Thursday, June 11, 2015

THE WORD AND THE SAINT

Remembering St. Barnabas: June 11, 2015
Acts 11:21b-26, 13:1-3; Mt 10: 7-13

Barnabas, is a great personality we find in the beginnings of the Apostolic Communities. Two things that strike us from this person are:

His total dedication to the Lord: He is one of the first ones mentioned in the Acts of the Apostles as having had sold his properties and brought them to the feet of the Apostles (Acts 4:37). We find him as fearless as Paul in the ministry that they would for a long time do together as companions on the move. And a tradition holds that he was dragged out of the synagogue as he was disputing on the Word with the  Jews and stoned to death! He spared not even his life for the sake of the Word.

His undisputed priority for God:  Barnabas gave an undisputed first place to God and God's Word. Nothing else came before that... the greatest enemy that vies for the place of God in our life is our SELF, our Ego and Barnabas kept it far away from prominence. As we see in the first reading today, though he himself was a famous man, a man loved by all, when he brought Paul to the limelight, he took a secondary place and never vied for name or fame! He was actually Joseph but was called 'the son of encouragement' that is, Barnabas, by the apostles! He encouraged the apostles and the people in their radical living of their vocation as God's people. Leaving our ego aside, is such an important task within the mission of following the Lord. If only this happens in our families, in our faith communities, in religious communities and every type of relationship, how concrete and challenging our witness would become!

Wednesday, June 10, 2015

WORD 2day: 10th June 2015

A sure ground to stand on

Wednesday,  10th week in Ordinary Time, 2015
2 Cor 3: 4-11; Mt 5: 17-19

One commercial I so vividly remember from my childhood is about the 2 minute noodle! Its alarming to see  all that is going on in its regards today. What was good one day, is not good any more. What seems true today is soon proved a lie. A court finds one gravely guilty,  a higher court acquits the same person as totally innocent! Can we base our life on facts as flimsy as these?
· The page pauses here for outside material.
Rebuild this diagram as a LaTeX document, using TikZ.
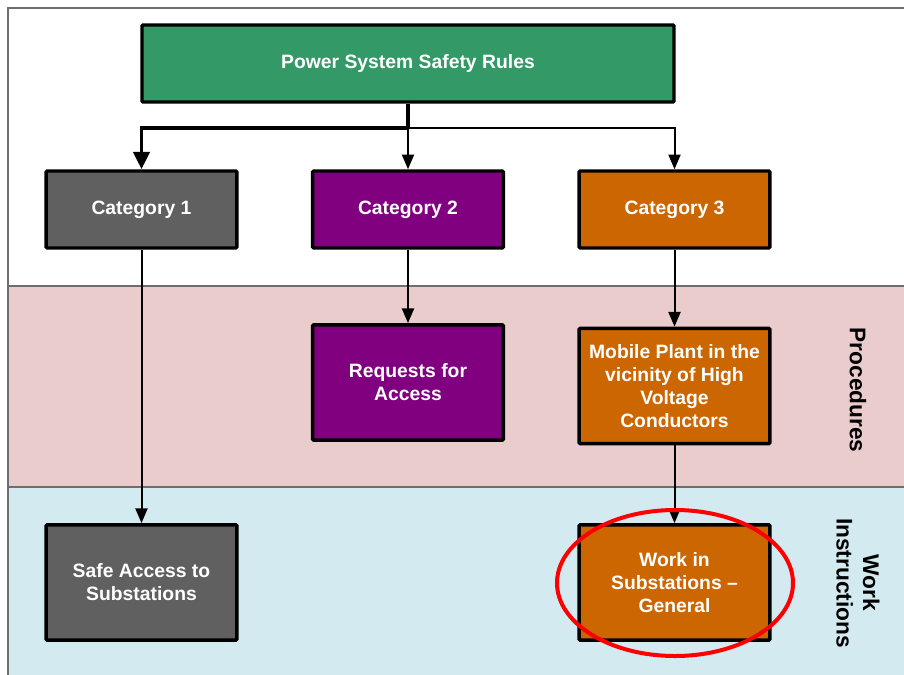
\documentclass[tikz,border=0pt]{standalone}
\usepackage{fontspec}
\setmainfont{Liberation Sans}
\usetikzlibrary{arrows.meta}

\definecolor{rulegreen}{HTML}{339966}
\definecolor{catgray}{HTML}{606060}
\definecolor{catpurple}{HTML}{800080}
\definecolor{catorange}{HTML}{CC6600}
\definecolor{procpink}{HTML}{EBCCCC}
\definecolor{instblue}{HTML}{D3EAF0}
\definecolor{framegray}{HTML}{6E6E6E}

\tikzset{
  box/.style={draw=black, line width=2.6pt, rounded corners=0.8pt, text=white,
    font=\fontsize{14.5}{17.3}\selectfont\bfseries, align=center,
    minimum width=143pt, minimum height=57.75pt, inner sep=2pt},
  tallbox/.style={box, minimum height=86.5pt},
  link/.style={line width=1.5pt, -{Triangle[width=9pt,length=11pt]}},
  thicklink/.style={line width=2.8pt, -{Triangle[width=12pt,length=13pt]}},
  lane/.style={font=\fontsize{17}{20}\selectfont\bfseries, align=center, rotate=-90}
}

\begin{document}
\begin{tikzpicture}[x=0.75pt,y=-0.75pt]
  \useasboundingbox (0,0) rectangle (904,675);

  % bands
  \fill[white] (8,8) rectangle (904,286);
  \fill[procpink] (8,286) rectangle (904,487);
  \fill[instblue] (8,487) rectangle (904,675);
  \draw[framegray, line width=0.9pt] (904,8) -- (8,8) -- (8,675);
  \draw[framegray, line width=0.9pt] (8,286) -- (904,286);
  \draw[framegray, line width=0.9pt] (8,487) -- (904,487);

  % boxes
  \node[box, fill=rulegreen, minimum width=399pt] (rules) at (408,63.5) {Power System Safety Rules};

  \node[box, fill=catgray] (cat1) at (141.5,209.5) {Category 1};
  \node[box, fill=catpurple] (cat2) at (408,209.5) {Category 2};
  \node[box, fill=catorange] (cat3) at (674.5,209.5) {Category 3};

  \node[tallbox, fill=catpurple] (access) at (408,382.5) {Requests for\\Access};
  \node[tallbox, fill=catorange] (mobile) at (674.5,386) {Mobile Plant in the\\vicinity of High\\Voltage\\Conductors};

  \node[tallbox, fill=catgray] (safe) at (141.5,582.5) {Safe Access to\\Substations};
  \node[tallbox, fill=catorange] (subst) at (674.5,582.5) {Work in\\Substations --\\General};

  % lane labels
  \node[lane] (proc) at (858,390) {Procedures};
  \node[lane] (instr) at (858,583) {Work\\Instructions};

  % connectors
  \coordinate (fork) at (408,128);
  \draw[line width=2.8pt] (rules.south) -- (fork);
  \draw[thicklink] (fork) -| (cat1.north);
  \draw[link] (fork) -- (cat2.north);
  \draw[link] (fork) -| (cat3.north);

  \draw[link] (cat1) -- (safe);
  \draw[link] (cat2) -- (access);
  \draw[link] (cat3) -- (mobile);
  \draw[link] (mobile) -- (subst);

  % highlight
  \draw[red, line width=3pt] (675,583) ellipse [x radius=118, y radius=73];
\end{tikzpicture}
\end{document}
The readings today offer us the only sure foundation we have: the foundation that Jesus referred to as the foundation of rock, the foundation of the Word and the Holy Will of God.  At times people place so much of confidence in persons who are around that when they feel let down they feel as if the whole earth under their feet is giving way. We have nothing to assail us because we have a great wall of defence,  a sure foundation in the Lord. Let us realise,  we are standing on the promises of God!

Tuesday, June 9, 2015

WORD 2day: 9th June, 2015

Salt, Light and an Yes!

Tuesday,  10th week in Ordinary Time
2 Cor 1: 18-22; Mt 5: 13-16

There is a close relationship between being salt, being light and saying an Yes to the Lord! To say Yes to the Lord means to be like the salt... totally dissolving oneself in the yes that is said, choosing to remain insignificant and hidden but making a difference in the entire reality! To say Yes to the Lord means to be like the light... remaining in your respect bright and burning, not counting the cost in melting yourself down or burning yourself up for the sake of the yes that you have given the Lord. The first reading places it plain and clear in front of us.

Jesus was never an yes and a no! He was always yes! And that is what he wants us to be - to entrust ourselves totally in the hands of God and be an yes always! That requires an enormous faith and relentless hope, filling us with a matchless love for God and God's ways.